The traditional approach took a few hours to calculate all the configurations. Meanwhile, the AI model completed the same evaluations in about 10 seconds, identifying the same optimal design with roughly the same error margins as CFD. Applied to a typical complete set of hundreds of geometry configurations, such a speedup could cut days of simulation time down to minutes.

These and other preliminary results suggest Dallara engineers can evaluate more vehicle configurations in a fraction of time to move faster in early design phases, helping focus their most expensive computational resources on deep-dive optimization of race car design and development.

In early pressure-field modeling of adjusting an LMP2-like race car’s rear diffuser angle from -2 to +4 degrees, results from typical CFD (left) and the new IBM physics-based AI approach (right) were remarkably close. Credit: IBM & Dallara.

In parallel, IBM and Dallara are starting to explore how quantum and hybrid quantum-classical approaches could further enhance race car design workflows. By combining Dallara’s expertise in high-fidelity vehicle engineering and CFD-driven design with IBM’s leadership in quantum computing and AI, the collaboration will evaluate where these methods can complement traditional simulation workflows in the near-term while identifying longer-term opportunities for practical use in automotive and motorsport design.

“Racing has taught Dallara that there are two possible outcomes: you either win or are forced to learn. IBM’s close collaboration on this innovative project is a testament of Dallara’s willingness to continuously push its boundaries and never stop learning,” said Andrea Pontremoli, Dallara CEO.

“Some of the hardest engineering challenges come down to accurately simulating the physical world,” said Alessandro Curioni, IBM Fellow and VP, Algorithms and Applications, IBM Research. “With Dallara, IBM is applying AI to speed up aerodynamic design today while advancing quantum computing in parallel to push simulation farther. Together, these technologies can help engineers move faster, explore more possibilities, and ultimately design better-performing vehicles.”

Advancing aerodynamic design with AI

Designing a high-performance vehicle means balancing downforce, drag, stability, and responsiveness across conditions that can change from race to race. Because some parts are designed with exacting precision, even small design changes can lead to surprisingly large impacts on performance, and the best aerodynamic solution is not always obvious.

The AI models are being designed to help predict aerodynamic behaviors directly from geometry and related engineering inputs. As the collaboration progresses, IBM and Dallara plan to expand the AI models across a wider range of conditions, such as different maneuvers or overtaking scenarios, apply them to design new vehicles and develop tools that enable faster exploration of new aerodynamic configurations, before investing in intensive full-vehicle simulations.

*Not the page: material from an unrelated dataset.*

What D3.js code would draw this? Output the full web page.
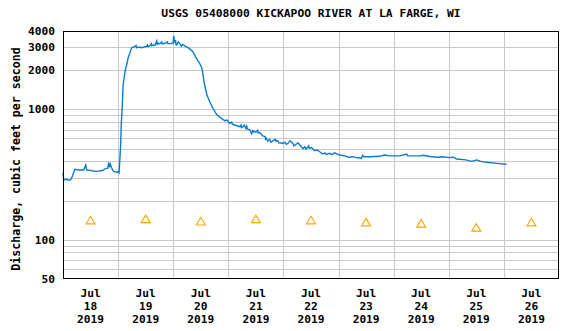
<!DOCTYPE html>
<html>
<head>
<meta charset="utf-8">
<script src="https://cdn.jsdelivr.net/npm/d3@7"></script>
<style>
  html, body { margin: 0; padding: 0; background: #fff; }
  svg { display: block; }
  text { font-family: "DejaVu Sans Mono", "Liberation Mono", monospace; font-weight: bold; fill: #000; }
</style>
</head>
<body>
<svg id="chart" width="573" height="331"></svg>
<script>
// Station and axis text
const title = "USGS 05408000 KICKAPOO RIVER AT LA FARGE, WI";
const yTitle = "Discharge, cubic feet per second";
const dayLabels = ["18", "19", "20", "21", "22", "23", "24", "25", "26"];
const monthLabel = "Jul";
const yearLabel = "2019";
const yTickLabels = [50, 100, 1000, 2000, 3000, 4000];
const yGridValues = [60, 70, 80, 90, 100, 200, 300, 400, 500, 600, 700, 800, 900, 1000, 2000, 3000];

// Discharge record: [hours after Jul 18 00:00, discharge in ft³/s]
const discharge = [
  [0,327],[0.3,288],[1.5,291],[2.5,286],[3.35,289],[4.2,310],[5.1,348],[6.5,345],[7.3,343],
  [9.0,343],[9.9,375],[10.3,343],[12.0,341],[13.1,337],[15.1,335],[16.0,338],[17.3,340],
  [18.5,352],[19.5,354],[19.9,393],[20.2,360],[20.6,380],[21.2,355],[22.0,335],[22.5,333],
  [23.5,330],[24.0,333],[24.4,327],[24.7,397],[25.1,534],[25.4,783],[25.9,1147],[26.2,1541],
  [26.9,1895],[27.3,2070],[27.9,2262],[28.3,2470],[29.1,2700],[29.8,2949],[30.2,3000],
  [31.2,3030],[31.8,3100],[32.0,2980],[32.5,3010],[33.4,3000],[34.5,2980],[35.5,3030],
  [36.3,3033],[36.8,3130],[37.0,3040],[37.8,3071],[38.5,3200],[38.7,3080],[39.2,3126],
  [40.0,3100],[40.8,3354],[41.0,3126],[41.3,3250],[42.1,3181],[43.0,3300],[43.2,3180],
  [44.3,3220],[45.5,3290],[45.7,3200],[46.5,3200],[47.9,3220],[48.2,3663],[48.7,3250],
  [49.0,3400],[49.2,3150],[49.5,3126],[50.2,3300],[50.8,3200],[51.5,3060],[52.0,3150],
  [53.0,3071],[54.5,2980],[56.6,2777],[58.1,2470],[59.5,2262],[60.5,2070],[61.0,1839],
  [61.4,1634],[62.0,1454],[62.7,1292],[63.9,1147],[65.3,1021],[66.8,923],[68.3,871],
  [70.4,820],[71.5,830],[72.6,783],[73.5,800],[73.7,770],[74.8,760],[76.9,738],[77.5,760],
  [77.7,725],[78.4,738],[79.0,760],[79.6,717],[80.0,745],[80.3,705],[81.3,700],[82.2,650],
  [82.6,690],[83.0,675],[84.2,675],[84.8,690],[85.0,660],[85.7,664],[86.2,650],[87.0,626],
  [88.0,620],[88.2,590],[88.6,600],[89.2,570],[90.0,590],[90.6,560],[91.5,576],[92.5,590],
  [92.7,570],[93.5,576],[94.0,555],[95.8,550],[96.5,560],[97.3,540],[98.0,550],[98.8,576],
  [100.1,550],[100.6,525],[101.7,543],[102.3,555],[103.1,534],[103.8,518],[104.5,500],
  [105.3,518],[105.8,495],[107.0,525],[107.2,505],[108.2,510],[109.6,483],[110.5,490],
  [111.8,474],[113.0,455],[114.0,465],[114.6,452],[116.2,461],[117.0,450],[118.3,465],
  [120.5,447],[122.7,440],[124.5,430],[126.3,434],[128.0,425],[129.2,427],[129.9,420],
  [130.5,445],[131.0,434],[133.6,434],[137.9,437],[140.0,447],[142.3,440],[146.7,440],
  [149.7,455],[150.0,440],[151.0,440],[155.4,440],[157.0,445],[159.7,436],[163.0,430],
  [165.5,434],[168.4,427],[170.0,430],[171.4,417],[175.4,410],[178.0,400],[180.1,410],
  [182.0,400],[184.4,393],[188.8,386],[193.2,380]
];

// Median daily statistic at noon of each day, ft³/s
const medianCfs = [141, 144, 138, 144, 141, 136, 133, 124, 136];

const plot = { left: 63, right: 559, top: 31, bottom: 279 };

const start = new Date(2019, 6, 18);
const end = new Date(2019, 6, 27);

const x = d3.scaleTime().domain([start, end]).range([plot.left, plot.right]);
const y = d3.scaleLog().domain([50, 4000]).range([plot.bottom, plot.top]);

const svg = d3.select("#chart");
const crisp = v => Math.round(v) + 0.5;

// Grid
const grid = svg.append("g").attr("stroke", "#c8c8c8").attr("stroke-width", 1);
grid.selectAll("line.h").data(yGridValues).join("line")
  .attr("class", "h")
  .attr("x1", plot.left).attr("x2", plot.right)
  .attr("y1", d => crisp(y(d))).attr("y2", d => crisp(y(d)));

const midnights = d3.timeDay.range(d3.timeDay.offset(start, 1), end);
grid.selectAll("line.v").data(midnights).join("line")
  .attr("class", "v")
  .attr("y1", plot.top).attr("y2", plot.bottom)
  .attr("x1", d => crisp(x(d))).attr("x2", d => crisp(x(d)));

// Discharge line
const series = discharge.map(([h, v]) => ({ t: new Date(start.getTime() + h * 3600e3), v }));
svg.append("path")
  .datum(series)
  .attr("fill", "none")
  .attr("stroke", "#0a7ccb")
  .attr("stroke-width", 1.4)
  .attr("d", d3.line().x(d => x(d.t)).y(d => y(d.v)));

// Median markers (open triangles)
const noons = dayLabels.map((_, i) => d3.timeHour.offset(d3.timeDay.offset(start, i), 12));
svg.append("g").selectAll("path").data(medianCfs).join("path")
  .attr("transform", (d, i) => `translate(${x(noons[i])},${y(d)})`)
  .attr("d", "M0,-4 L4.5,3.5 L-4.5,3.5 Z")
  .attr("fill", "none")
  .attr("stroke", "#ffa500")
  .attr("stroke-width", 1.1);

// Plot frame
svg.append("rect")
  .attr("x", plot.left + 0.5).attr("y", plot.top + 0.5)
  .attr("width", plot.right - plot.left - 1).attr("height", plot.bottom - plot.top - 1)
  .attr("fill", "none").attr("stroke", "#000").attr("stroke-width", 1);

// Y tick labels
svg.append("g").selectAll("text").data(yTickLabels).join("text")
  .attr("x", 55)
  .attr("y", d => y(d))
  .attr("dy", "0.36em")
  .attr("text-anchor", "end")
  .attr("font-size", "11.2px")
  .text(d => d);

// X tick labels (three lines, centred on each day)
const xl = svg.append("g").selectAll("text").data(dayLabels).join("text")
  .attr("text-anchor", "middle")
  .attr("font-size", "11.2px")
  .attr("transform", (d, i) => `translate(${x(noons[i])},0)`);
xl.append("tspan").attr("x", 0).attr("y", 297).text(monthLabel);
xl.append("tspan").attr("x", 0).attr("y", 310).text(d => d);
xl.append("tspan").attr("x", 0).attr("y", 323).text(yearLabel);

// Title
svg.append("text")
  .attr("x", (plot.left + plot.right) / 2)
  .attr("y", 17)
  .attr("text-anchor", "middle")
  .attr("font-size", "11.3px")
  .text(title);

// Y axis title
svg.append("text")
  .attr("transform", "translate(20,159) rotate(-90)")
  .attr("text-anchor", "middle")
  .attr("font-size", "11.6px")
  .text(yTitle);
</script>
</body>
</html>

“High-performance vehicles are an ideal proving ground for neural surrogate models, but the potential impact goes well beyond the racetrack,” said Fabrizio Arbucci, Dallara CIO. “More efficient designs could benefit all transport categories, from passenger vehicles to aircraft, and even other industries at the mercy of aerodynamics. Even a one to two percent reduction in drag across passenger vehicles could add up to meaningful fuel-efficiency gains at scale.”